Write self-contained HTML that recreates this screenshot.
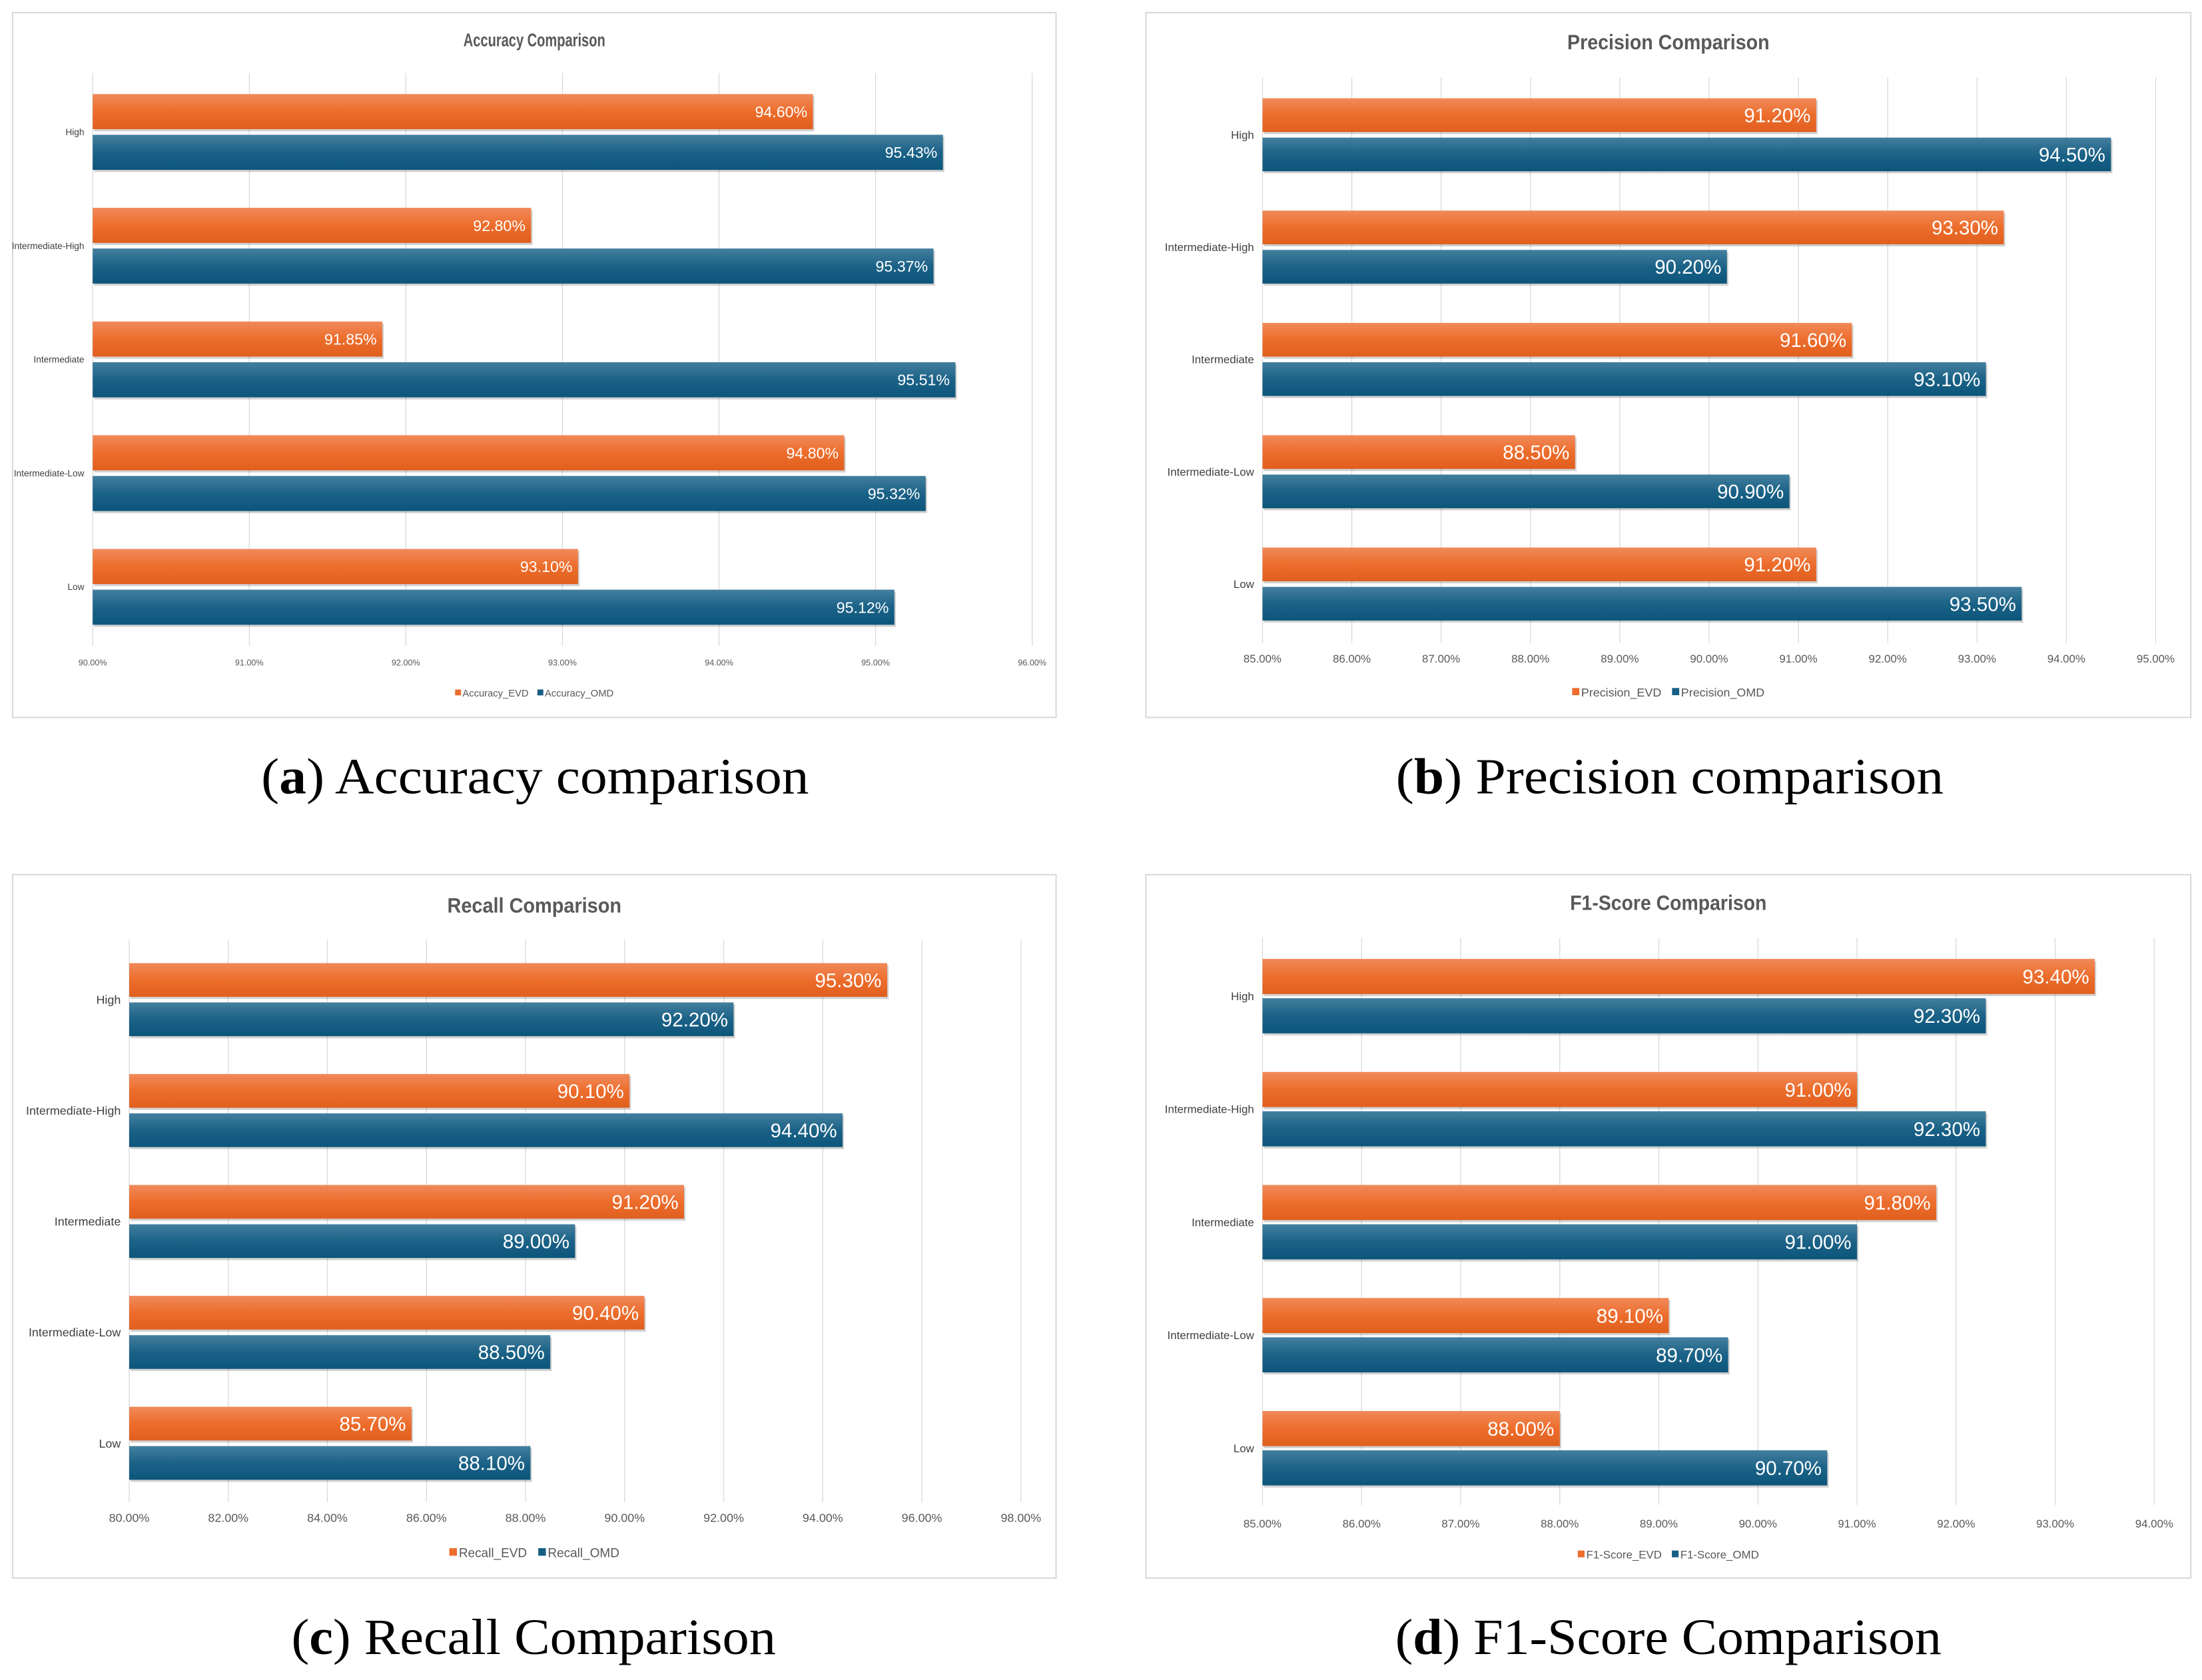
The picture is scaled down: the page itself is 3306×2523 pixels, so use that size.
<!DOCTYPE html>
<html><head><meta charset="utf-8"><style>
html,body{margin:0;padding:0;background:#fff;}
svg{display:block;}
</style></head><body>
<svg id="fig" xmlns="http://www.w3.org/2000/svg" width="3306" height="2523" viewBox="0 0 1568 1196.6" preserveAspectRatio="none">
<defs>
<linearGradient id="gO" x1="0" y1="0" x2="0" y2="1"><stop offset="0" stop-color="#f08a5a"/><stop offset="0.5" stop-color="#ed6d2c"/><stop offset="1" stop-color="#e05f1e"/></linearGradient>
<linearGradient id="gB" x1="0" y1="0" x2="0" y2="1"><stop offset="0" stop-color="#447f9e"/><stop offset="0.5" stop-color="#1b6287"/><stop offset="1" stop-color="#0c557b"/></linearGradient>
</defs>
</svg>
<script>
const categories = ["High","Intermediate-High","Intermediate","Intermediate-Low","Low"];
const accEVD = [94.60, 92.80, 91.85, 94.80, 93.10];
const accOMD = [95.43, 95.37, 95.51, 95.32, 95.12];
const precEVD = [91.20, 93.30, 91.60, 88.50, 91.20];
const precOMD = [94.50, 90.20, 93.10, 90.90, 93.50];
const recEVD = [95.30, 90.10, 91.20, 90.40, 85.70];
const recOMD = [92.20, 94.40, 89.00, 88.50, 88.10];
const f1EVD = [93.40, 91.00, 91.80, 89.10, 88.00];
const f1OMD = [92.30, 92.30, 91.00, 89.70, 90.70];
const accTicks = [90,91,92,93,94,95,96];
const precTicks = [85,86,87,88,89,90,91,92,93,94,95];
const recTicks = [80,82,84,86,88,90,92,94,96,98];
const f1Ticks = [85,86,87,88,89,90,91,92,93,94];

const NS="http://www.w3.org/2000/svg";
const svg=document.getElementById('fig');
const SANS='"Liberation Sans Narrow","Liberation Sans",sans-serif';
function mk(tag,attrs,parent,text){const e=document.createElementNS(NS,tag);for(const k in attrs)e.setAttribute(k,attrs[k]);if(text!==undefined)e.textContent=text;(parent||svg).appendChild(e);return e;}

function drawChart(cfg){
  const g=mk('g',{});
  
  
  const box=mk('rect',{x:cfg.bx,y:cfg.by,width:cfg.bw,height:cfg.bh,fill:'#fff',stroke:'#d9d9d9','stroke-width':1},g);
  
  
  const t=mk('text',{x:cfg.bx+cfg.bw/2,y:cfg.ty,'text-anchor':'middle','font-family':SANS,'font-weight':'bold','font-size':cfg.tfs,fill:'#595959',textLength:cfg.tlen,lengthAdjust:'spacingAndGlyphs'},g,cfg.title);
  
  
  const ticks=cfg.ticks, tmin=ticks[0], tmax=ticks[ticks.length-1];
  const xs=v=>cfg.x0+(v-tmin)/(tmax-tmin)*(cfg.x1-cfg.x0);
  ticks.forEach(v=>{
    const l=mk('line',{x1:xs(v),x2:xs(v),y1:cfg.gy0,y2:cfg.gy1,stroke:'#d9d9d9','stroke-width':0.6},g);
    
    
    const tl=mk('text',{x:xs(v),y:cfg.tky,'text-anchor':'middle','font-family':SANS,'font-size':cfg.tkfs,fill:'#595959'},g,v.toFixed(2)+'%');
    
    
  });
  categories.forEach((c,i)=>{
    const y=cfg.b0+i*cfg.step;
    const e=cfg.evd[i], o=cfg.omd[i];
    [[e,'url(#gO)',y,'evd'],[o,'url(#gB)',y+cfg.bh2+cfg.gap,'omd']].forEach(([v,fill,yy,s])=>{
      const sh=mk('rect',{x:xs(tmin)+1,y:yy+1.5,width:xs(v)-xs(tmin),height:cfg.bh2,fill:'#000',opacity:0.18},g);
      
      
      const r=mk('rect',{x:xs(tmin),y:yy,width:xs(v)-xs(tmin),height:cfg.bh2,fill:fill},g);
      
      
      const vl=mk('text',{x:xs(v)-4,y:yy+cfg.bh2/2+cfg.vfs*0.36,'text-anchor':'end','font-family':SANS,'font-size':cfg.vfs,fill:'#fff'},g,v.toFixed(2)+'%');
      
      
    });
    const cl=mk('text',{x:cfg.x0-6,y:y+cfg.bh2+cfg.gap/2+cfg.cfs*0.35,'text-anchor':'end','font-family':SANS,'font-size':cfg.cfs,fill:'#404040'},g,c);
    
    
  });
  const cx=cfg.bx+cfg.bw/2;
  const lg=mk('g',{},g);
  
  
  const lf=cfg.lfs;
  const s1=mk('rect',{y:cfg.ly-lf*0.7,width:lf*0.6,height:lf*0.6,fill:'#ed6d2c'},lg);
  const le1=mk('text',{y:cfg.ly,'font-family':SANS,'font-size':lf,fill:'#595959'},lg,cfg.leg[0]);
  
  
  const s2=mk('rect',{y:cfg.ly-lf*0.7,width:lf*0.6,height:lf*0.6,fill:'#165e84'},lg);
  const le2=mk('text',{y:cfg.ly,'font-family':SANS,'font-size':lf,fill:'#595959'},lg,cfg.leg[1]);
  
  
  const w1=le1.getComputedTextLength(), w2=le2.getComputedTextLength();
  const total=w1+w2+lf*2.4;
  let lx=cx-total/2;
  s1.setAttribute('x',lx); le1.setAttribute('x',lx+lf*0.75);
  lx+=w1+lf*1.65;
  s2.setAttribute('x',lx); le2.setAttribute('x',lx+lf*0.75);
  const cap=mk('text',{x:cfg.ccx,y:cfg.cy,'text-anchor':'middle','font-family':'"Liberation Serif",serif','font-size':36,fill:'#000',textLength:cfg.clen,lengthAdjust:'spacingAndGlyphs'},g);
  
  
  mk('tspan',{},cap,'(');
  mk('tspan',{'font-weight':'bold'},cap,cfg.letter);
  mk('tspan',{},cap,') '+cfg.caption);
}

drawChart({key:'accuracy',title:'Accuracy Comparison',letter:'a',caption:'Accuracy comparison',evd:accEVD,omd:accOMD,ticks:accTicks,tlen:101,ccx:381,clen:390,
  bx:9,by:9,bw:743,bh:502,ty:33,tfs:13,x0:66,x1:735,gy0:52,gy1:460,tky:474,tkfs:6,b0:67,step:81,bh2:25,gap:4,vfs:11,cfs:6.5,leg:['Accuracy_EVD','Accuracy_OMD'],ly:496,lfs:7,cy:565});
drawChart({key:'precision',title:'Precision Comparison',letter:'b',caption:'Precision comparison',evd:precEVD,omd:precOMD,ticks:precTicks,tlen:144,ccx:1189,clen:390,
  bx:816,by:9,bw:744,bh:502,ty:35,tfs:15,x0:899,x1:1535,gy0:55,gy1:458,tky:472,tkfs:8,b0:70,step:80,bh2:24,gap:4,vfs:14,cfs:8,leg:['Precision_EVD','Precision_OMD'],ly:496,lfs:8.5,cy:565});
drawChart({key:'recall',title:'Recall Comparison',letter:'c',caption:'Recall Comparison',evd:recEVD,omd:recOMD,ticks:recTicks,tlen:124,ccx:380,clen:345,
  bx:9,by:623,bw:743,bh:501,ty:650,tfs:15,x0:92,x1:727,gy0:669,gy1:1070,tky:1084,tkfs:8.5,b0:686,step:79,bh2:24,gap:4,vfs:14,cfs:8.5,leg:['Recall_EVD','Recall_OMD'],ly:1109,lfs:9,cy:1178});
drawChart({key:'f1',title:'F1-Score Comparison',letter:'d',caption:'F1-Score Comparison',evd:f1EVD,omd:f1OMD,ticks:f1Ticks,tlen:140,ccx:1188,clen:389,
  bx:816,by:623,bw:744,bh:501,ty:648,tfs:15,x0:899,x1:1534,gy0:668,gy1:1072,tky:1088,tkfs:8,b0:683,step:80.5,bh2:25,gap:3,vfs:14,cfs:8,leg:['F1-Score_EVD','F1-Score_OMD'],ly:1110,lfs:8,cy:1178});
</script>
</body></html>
################
» **EXERCISE BRIEF**: Starting at the top of the listing above, reproduce each line up to and including the one with "const f1Ticks = [85,86,87,88,89,90,91,92,93,94];"; omit the pictures.

» **ANSWER TO THIS EXERCISE**:
Write self-contained HTML that recreates this screenshot.
The picture is scaled down: the page itself is 3306×2523 pixels, so use that size.
<!DOCTYPE html>
<html><head><meta charset="utf-8"><style>
html,body{margin:0;padding:0;background:#fff;}
svg{display:block;}
</style></head><body>
<svg id="fig" xmlns="http://www.w3.org/2000/svg" width="3306" height="2523" viewBox="0 0 1568 1196.6" preserveAspectRatio="none">
<defs>
<linearGradient id="gO" x1="0" y1="0" x2="0" y2="1"><stop offset="0" stop-color="#f08a5a"/><stop offset="0.5" stop-color="#ed6d2c"/><stop offset="1" stop-color="#e05f1e"/></linearGradient>
<linearGradient id="gB" x1="0" y1="0" x2="0" y2="1"><stop offset="0" stop-color="#447f9e"/><stop offset="0.5" stop-color="#1b6287"/><stop offset="1" stop-color="#0c557b"/></linearGradient>
</defs>
</svg>
<script>
const categories = ["High","Intermediate-High","Intermediate","Intermediate-Low","Low"];
const accEVD = [94.60, 92.80, 91.85, 94.80, 93.10];
const accOMD = [95.43, 95.37, 95.51, 95.32, 95.12];
const precEVD = [91.20, 93.30, 91.60, 88.50, 91.20];
const precOMD = [94.50, 90.20, 93.10, 90.90, 93.50];
const recEVD = [95.30, 90.10, 91.20, 90.40, 85.70];
const recOMD = [92.20, 94.40, 89.00, 88.50, 88.10];
const f1EVD = [93.40, 91.00, 91.80, 89.10, 88.00];
const f1OMD = [92.30, 92.30, 91.00, 89.70, 90.70];
const accTicks = [90,91,92,93,94,95,96];
const precTicks = [85,86,87,88,89,90,91,92,93,94,95];
const recTicks = [80,82,84,86,88,90,92,94,96,98];
const f1Ticks = [85,86,87,88,89,90,91,92,93,94];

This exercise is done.